The only painting that I loved in the same league as the above two paintings and had managed to buy is "The Ghosts of the Cathedral". I bought in  Havanna, Cuba the year before Paris in 2003, which made this painting out of the three my second love after "The Gossip Queens". It was my last day in Cuba before I flew out to Canada that very night. The night before, I had my wallet stolen and had less than US$100 to my name. My trip had at least one more week to go. Because I loved the painting so much and had to have it, I bargained so hard (which I know I should never insult the artist's work by bringing down its perceived value), the seller had to make several calls on the public phone to the artist and finally relented at USD$30 down from USD$50. I didn't take good care of the rolled up canvas and kept it anywhere I like for a good  eight years. The medium was acrylic for "The Ghosts of the Cathedral" and as a result, some parts of the painting is cracked.

Early 2011, we finally bought our own house. I decided it was time to frame it. One's relationship with one's picture framer is absolutely vital. You both must have a similar aesthetics and the framer must have the eye to bring the best out of the artist through his/her artful skill of using the right frame from grain of wood to colour, with or without borders, type of glass, with or withhout glass and down to the precise dimensions required to stretch the canvas and bring about a finished hangable work of art.

I happened to pick one of the most expensive frames in the shop. But the rest just would not do. The framer had to concur with me although he tried to help me reduce the costs by trying different frames and combinations. The bill for the framing came up to A$460 but it was every cent well spent. The frame complimented the painting so well that it has now imortalised its presence on our bedroom wall. I love lying in bed to stare at this hauntingly beautiful picture. Some of my friends and even my mum are a little spooked by the painting in my bedroom. But I love every bit of it. Each time I stare at it, I discover a new expression hitherto not experienced in the face of a particular painted translucent ghost. Like an onion, it seems like there are layers and layers of meanings that unfolds before me. I love a multi-faceted painting like this. I feel like I have definitely struck gold on investing in this piece of art- I never get tired of look at it.

A good framer is definitely a big right arm in my world of art and aesthetics. I happen to also have a love for stylised vintage botanical and bird illustrations. My framer did an awesome job of suggesting and discussing with me the suitable coloured borders and the precised measurements (right down to the millimetre) of how we could bring the best out of each work. And of course, the different glass pane options to minimise discolouration and maximise the preservation of these antique prints. Again the frames costs a hundred times more than the vintage illustrations but they do their job of enhancing such beautiful works of art that grace the limited hanging wall spaces of our tiny townhouse.

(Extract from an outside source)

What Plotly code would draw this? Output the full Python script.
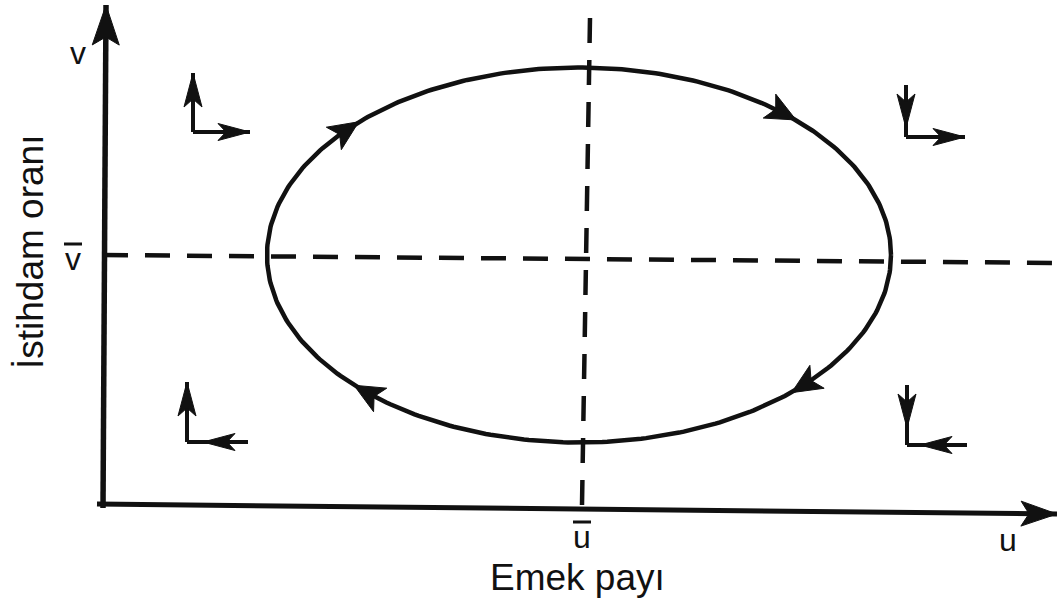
import numpy as np
import plotly.graph_objects as go

# Frame: u = labour share (horizontal), v = employment rate (vertical).
u_range = [-103, 959]
v_range = [-95, 505]

# Axis strokes (start -> arrow tip)
u_axis_u = [-6, 954]
u_axis_v = [1, -9]
v_axis_u = [0, 3]
v_axis_v = [-3, 500]

# Equilibrium guides (dashed)
u_bar = 479
v_bar = 248
v_bar_line_u = [0, 959]
v_bar_line_v = [250, 242]
u_bar_line_u = [487, 479]
u_bar_line_v = [487, 0]

# Closed orbit around the equilibrium, traversed clockwise
orbit_center_u = 476
orbit_center_v = 250
orbit_radius_u = 312
orbit_radius_v = 187.5
orbit_arrow_deg = [138, 49, -44, -133]

# Quadrant direction markers: TL, TR, BL, BR
marker_corner_u = [90, 803, 84, 804]
marker_corner_v = [373, 368, 63, 60]
marker_vend_v = [432, 420, 123, 120]     # far end of the vertical stroke
marker_vtip_v = [432, 377, 123, 77]      # arrow tip on the vertical stroke
marker_hend_u = [147, 862, 145, 864]     # far end of the horizontal stroke
marker_htip_u = [147, 862, 100, 817]     # arrow tip on the horizontal stroke

# Labels
axis_title_u = "Emek payı"
axis_title_v = "İstihdam oranı"

INK = "#111111"
fig = go.Figure()


def add_line(us, vs, width, dash=None):
    fig.add_trace(go.Scatter(
        x=us, y=vs, mode="lines", hoverinfo="skip",
        line=dict(color=INK, width=width, dash=dash),
    ))


def add_head(tip_u, tip_v, du, dv, length, width, notch):
    d = np.array([du, dv], dtype=float)
    d /= np.hypot(*d)
    n = np.array([-d[1], d[0]])
    tip = np.array([tip_u, tip_v], dtype=float)
    back = tip - length * d
    mid = tip - (length - notch) * d
    pts = [tip, back + width / 2 * n, mid, back - width / 2 * n, tip]
    fig.add_trace(go.Scatter(
        x=[p[0] for p in pts], y=[p[1] for p in pts],
        mode="lines", fill="toself", fillcolor=INK, hoverinfo="skip",
        line=dict(color=INK, width=1),
    ))


# Dashed equilibrium lines
add_line(v_bar_line_u, v_bar_line_v, 4.5, dash="25px,17px")
add_line(u_bar_line_u, u_bar_line_v, 4.5, dash="25px,17px")

# Orbit
theta = np.linspace(0, 2 * np.pi, 400)
add_line(orbit_center_u + orbit_radius_u * np.cos(theta),
         orbit_center_v + orbit_radius_v * np.sin(theta), 4.5)
for deg in orbit_arrow_deg:
    t = np.deg2rad(deg)
    pu = orbit_center_u + orbit_radius_u * np.cos(t)
    pv = orbit_center_v + orbit_radius_v * np.sin(t)
    du, dv = orbit_radius_u * np.sin(t), -orbit_radius_v * np.cos(t)
    k = 14 / np.hypot(du, dv)
    add_head(pu + du * k, pv + dv * k, du, dv, 30, 27, 7)

# Axes with arrow heads
add_line(u_axis_u, u_axis_v, 5)
add_line(v_axis_u, v_axis_v, 5.5)
add_head(u_axis_u[1], u_axis_v[1], u_axis_u[1] - u_axis_u[0],
         u_axis_v[1] - u_axis_v[0], 36, 25, 8)
add_head(v_axis_u[1], v_axis_v[1], v_axis_u[1] - v_axis_u[0],
         v_axis_v[1] - v_axis_v[0], 40, 27, 8)

# Quadrant markers
for cu, cv, ve, vt, he, ht in zip(marker_corner_u, marker_corner_v,
                                  marker_vend_v, marker_vtip_v,
                                  marker_hend_u, marker_htip_u):
    add_line([cu, cu], [cv, ve], 4)
    add_line([cu, he], [cv, cv], 4)
    vdir = 1 if vt > cv and vt == ve else -1
    add_head(cu, vt, 0, vdir, 34, 18, 8)
    hdir = 1 if ht == he else -1
    add_head(ht, cv, hdir, 0, 32, 17, 8)

# Text
FAMILY = "Liberation Sans, Arial, sans-serif"
font_small = dict(family=FAMILY, size=32, color=INK)
font_title = dict(family=FAMILY, size=37, color=INK)
# (u, v, text, font, angle, overline)
labels = [
    (-25, 452, "v", font_small, 0, False),
    (-30, 246, "v", font_small, 0, True),
    (u_bar, -32, "u", font_small, 0, True),
    (905, -35, "u", font_small, 0, False),
    (474, -72, axis_title_u, font_title, 0, False),
    (-73, 253, axis_title_v, font_title, -90, False),
]
for lu, lv, txt, fnt, ang, bar in labels:
    fig.add_annotation(x=lu, y=lv, xref="x", yref="y", text=txt,
                       showarrow=False, font=fnt, textangle=ang,
                       xanchor="center", yanchor="middle")
    if bar:
        # overline marking the equilibrium value
        add_line([lu - 9, lu + 9], [lv + 15, lv + 15], 3)

fig.update_layout(
    width=1062, height=600,
    margin=dict(l=0, r=0, t=0, b=0),
    paper_bgcolor="white", plot_bgcolor="white",
    showlegend=False,
    xaxis=dict(range=u_range, visible=False, fixedrange=True),
    yaxis=dict(range=v_range, visible=False, fixedrange=True),
)

fig.write_html("out.html")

I cannot wait for the day where we are much richer and can afford a much bigger house with beautiful high ceilings and more rooms where I can have my own studio to work on my art- fashion designing, sewing, working on immortalising roadkill by using their fur to create one-off couture pieces (as opposed to the animal cruelty of farming animals for the fur trade), spinning of yarn and working on experimenting with vegetable dyes. We will also have a massive sitting room designed to be like a natural history museum where I could bring in the vintage taxidermy of the Alaskan polar bear who died of natural courses and the Bengal tiger who died of old age at a zoo and other animal curiosities that I found in a vintage taxidermy store in the town of Mittagong. And of course, a nice altar piece to house the cedarwood boxes of all my deceased pets so that they would have a nice dwelling place with all their furry friends. We will have an old vintage leather cigar couch to sit on so that DL and I could seek solace in special place in our house where time is suspended and the animals congregate and become alive once more.

I think I will die a rather happy girl.